- The livestock barn at the farm
- Interactive map of Bluebird Gap Farm
- 37°02′01″N 76°23′16″W﻿ / ﻿37.0337°N 76.3877°W
- Date opened: 1966
- Location: Hampton, Virginia, United States
- Land area: 60 acres (24 ha)
- No. of animals: 250
- No. of species: 25
- Website: www.hampton.gov/bbgf

= Bluebird Gap Farm =

Bluebird Gap Farm is a public city park and petting zoo located in Hampton, Virginia, at 60 Pine Chapel Road. It is designed to resemble a working farm, and features farm animals and fowl of all types, and wild animals native to Virginia.
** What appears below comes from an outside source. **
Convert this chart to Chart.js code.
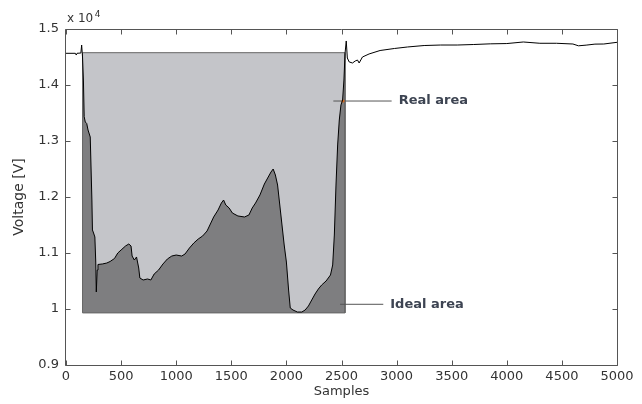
<!DOCTYPE html>
<html>
<head>
<meta charset="utf-8">
<script src="https://cdn.jsdelivr.net/npm/chart.js@4/dist/chart.umd.min.js"></script>
<style>
html,body{margin:0;padding:0;background:#fff;}
#wrap{width:642px;height:404px;}
</style>
</head>
<body>
<div id="wrap"><canvas id="c" width="642" height="404"></canvas></div>
<script>
// ---- data (volts; axis shows x 10^4) ----
const sampleX = [0,85,93,100,135,142,150,158,165,175,188,200,220,235,240,250,262,270,275,283,290,330,370,400,440,470,500,540,570,590,600,620,640,660,670,700,740,770,800,840,880,920,960,1000,1050,1080,1120,1160,1200,1240,1280,1310,1340,1380,1410,1430,1450,1480,1510,1560,1620,1660,1690,1720,1760,1800,1830,1860,1880,1900,1920,1940,1960,1980,2000,2020,2035,2060,2100,2140,2170,2200,2230,2260,2290,2320,2360,2400,2420,2435,2450,2465,2480,2495,2510,2522,2532,2543,2553,2570,2600,2625,2645,2660,2690,2750,2850,2980,3100,3250,3400,3550,3700,3850,4000,4150,4300,4450,4600,4650,4720,4800,4880,5000];
const voltage = [14566,14566,14535,14566,14571,14714,14500,14089,13434,13339,13313,13196,13071,11946,11411,11357,11286,10839,10304,10696,10795,10804,10821,10848,10902,11000,11054,11125,11161,11125,10946,10875,10929,10732,10554,10518,10536,10518,10625,10696,10804,10893,10946,10964,10946,10982,11089,11179,11250,11304,11393,11518,11643,11768,11893,11946,11857,11804,11714,11661,11643,11679,11804,11893,12036,12232,12339,12446,12500,12393,12214,11857,11500,11143,10839,10339,10018,9982,9946,9946,9982,10054,10161,10268,10357,10429,10500,10607,10786,11321,12214,12929,13375,13643,13732,14089,14560,14786,14482,14411,14393,14429,14446,14393,14500,14554,14616,14652,14679,14705,14714,14714,14723,14735,14740,14768,14745,14745,14732,14700,14712,14730,14732,14762];
const xTicks = [0,500,1000,1500,2000,2500,3000,3500,4000,4500,5000];
const yTicks = [9000,10000,11000,12000,13000,14000,15000];
// "Real area" rectangle (samples, volts)
const realAreaX = [150, 2532];
const realAreaTop = 14577;
const areaBottom = 9930;
// annotation pointers
const realLabel = 'Real area';
const idealLabel = 'Ideal area';
const realPointerX = [2426, 2955];
const realPointerV = 13714;
const idealPointerX = [2487, 2879];
const idealPointerV = 10084;
const dotX = [2514];
const dotV = [13714];

// ---- derived tables ----
const signal = sampleX.map((s, i) => ({x: s, y: voltage[i]}));
const idealPts = signal.filter(p => p.x >= realAreaX[0] && p.x <= realAreaX[1]);
const rectTop = realAreaX.map(s => ({x: s, y: realAreaTop}));
const rectOutline = [
  {x: realAreaX[0], y: areaBottom}, {x: realAreaX[0], y: realAreaTop},
  {x: realAreaX[1], y: realAreaTop}, {x: realAreaX[1], y: areaBottom},
  {x: realAreaX[0], y: areaBottom}
];
const realPtr = realPointerX.map(s => ({x: s, y: realPointerV}));
const idealPtr = idealPointerX.map(s => ({x: s, y: idealPointerV}));
const dotPts = dotX.map((s, i) => ({x: s, y: dotV[i]}));

const FONT = '"DejaVu Sans", sans-serif';

const framePlugin = {
  id: 'frame',
  afterDatasetsDraw(chart) {
    const {ctx, chartArea: a, scales: {x, y}} = chart;
    const L = Math.round(a.left) - 0.5, R = Math.round(a.right) + 0.5;
    const T = Math.round(a.top) + 0.5, B = Math.round(a.bottom) + 0.5;
    ctx.save();
    ctx.strokeStyle = '#555';
    ctx.lineWidth = 1;
    ctx.beginPath();
    ctx.rect(L, T, R - L, B - T);
    x.ticks.forEach(t => {
      const p = Math.round(x.getPixelForValue(t.value)) + 0.5;
      ctx.moveTo(p, B); ctx.lineTo(p, B - 5);
      ctx.moveTo(p, T); ctx.lineTo(p, T + 5);
    });
    y.ticks.forEach(t => {
      const p = Math.round(y.getPixelForValue(t.value)) + 0.5;
      ctx.moveTo(L, p); ctx.lineTo(L + 5, p);
      ctx.moveTo(R, p); ctx.lineTo(R - 5, p);
    });
    ctx.stroke();
    // exponent label
    ctx.fillStyle = '#333';
    ctx.textBaseline = 'alphabetic';
    ctx.textAlign = 'left';
    ctx.font = '12px ' + FONT;
    ctx.fillText('x 10', a.left + 1, a.top - 7);
    const w = ctx.measureText('x 10').width;
    ctx.font = '9px ' + FONT;
    ctx.fillText('4', a.left + 2.5 + w, a.top - 12);
    // annotation labels
    ctx.font = 'bold 13px ' + FONT;
    ctx.fillStyle = '#3d4452';
    ctx.textBaseline = 'middle';
    ctx.fillText(realLabel, x.getPixelForValue(realPointerX[1]) + 7, y.getPixelForValue(realPointerV));
    ctx.fillText(idealLabel, x.getPixelForValue(idealPointerX[1]) + 7, y.getPixelForValue(idealPointerV));
    ctx.restore();
  }
};

new Chart(document.getElementById('c'), {
  type: 'line',
  data: {
    datasets: [
      {data: signal, borderColor: '#000', borderWidth: 1, pointRadius: 0, fill: false, tension: 0},
      {data: dotPts, showLine: false, pointRadius: 1.6, pointBackgroundColor: '#d2691e', pointBorderWidth: 0},
      {data: realPtr, borderColor: '#555', borderWidth: 1, pointRadius: 0, fill: false},
      {data: idealPtr, borderColor: '#555', borderWidth: 1, pointRadius: 0, fill: false},
      {data: rectOutline, borderColor: '#666', borderWidth: 1, pointRadius: 0, fill: false},
      {data: idealPts, borderWidth: 0, borderColor: 'rgba(0,0,0,0)', backgroundColor: '#7e7e80', pointRadius: 0, fill: {value: areaBottom}},
      {data: rectTop, borderWidth: 0, borderColor: 'rgba(0,0,0,0)', backgroundColor: '#c4c5c9', pointRadius: 0, fill: {value: areaBottom}}
    ]
  },
  options: {
    responsive: false,
    animation: false,
    devicePixelRatio: 1,
    layout: {padding: {top: 29, right: 25, left: 0, bottom: 0}},
    plugins: {legend: {display: false}, tooltip: {enabled: false}},
    scales: {
      x: {
        type: 'linear', min: 0, max: 5000,
        afterBuildTicks: s => { s.ticks = xTicks.map(v => ({value: v})); },
        afterFit: s => { s.height = 39; },
        grid: {display: false, drawTicks: false},
        border: {display: false},
        ticks: {autoSkip: false, maxRotation: 0, padding: 4, color: '#333', font: {family: FONT, size: 13}, callback: v => String(v)},
        title: {display: true, text: 'Samples', color: '#333', font: {family: FONT, size: 13}, padding: {top: 0, bottom: 5}}
      },
      y: {
        type: 'linear', min: 9000, max: 15000,
        afterBuildTicks: s => { s.ticks = yTicks.map(v => ({value: v})); },
        afterFit: s => { s.width = 66; },
        grid: {display: false, drawTicks: false},
        border: {display: false},
        ticks: {padding: 7, color: '#333', font: {family: FONT, size: 13}, callback: v => String(+(v / 1e4).toFixed(1))},
        title: {display: true, text: 'Voltage [V]', color: '#333', font: {family: FONT, size: 14}, padding: {top: 11, bottom: 0}}
      }
    }
  },
  plugins: [framePlugin]
});
</script>
</body>
</html>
It is also home to the city's volunteer master gardeners' demonstration garden.

==History==
Opening in 1966 under the name Old MacDonald's Farm, it is one of the city's oldest parks. It was then home to 105 donated and "loaned" domestic animals. Originally located on the site of the nearby Hampton Coliseum, the Farm moved to its current location on Pine Chapel Road in 1969, and sought to show animals in a farm setting to children from a city environment.

==Events==
Each year in late October the park hosts a Fall Festival, a two-day fall themed event with vendors, games, food, and a pumpkin patch. Starting in 2010, the Bluebird Gap Farm sponsors a 4-H Club for youths 5-18 years old.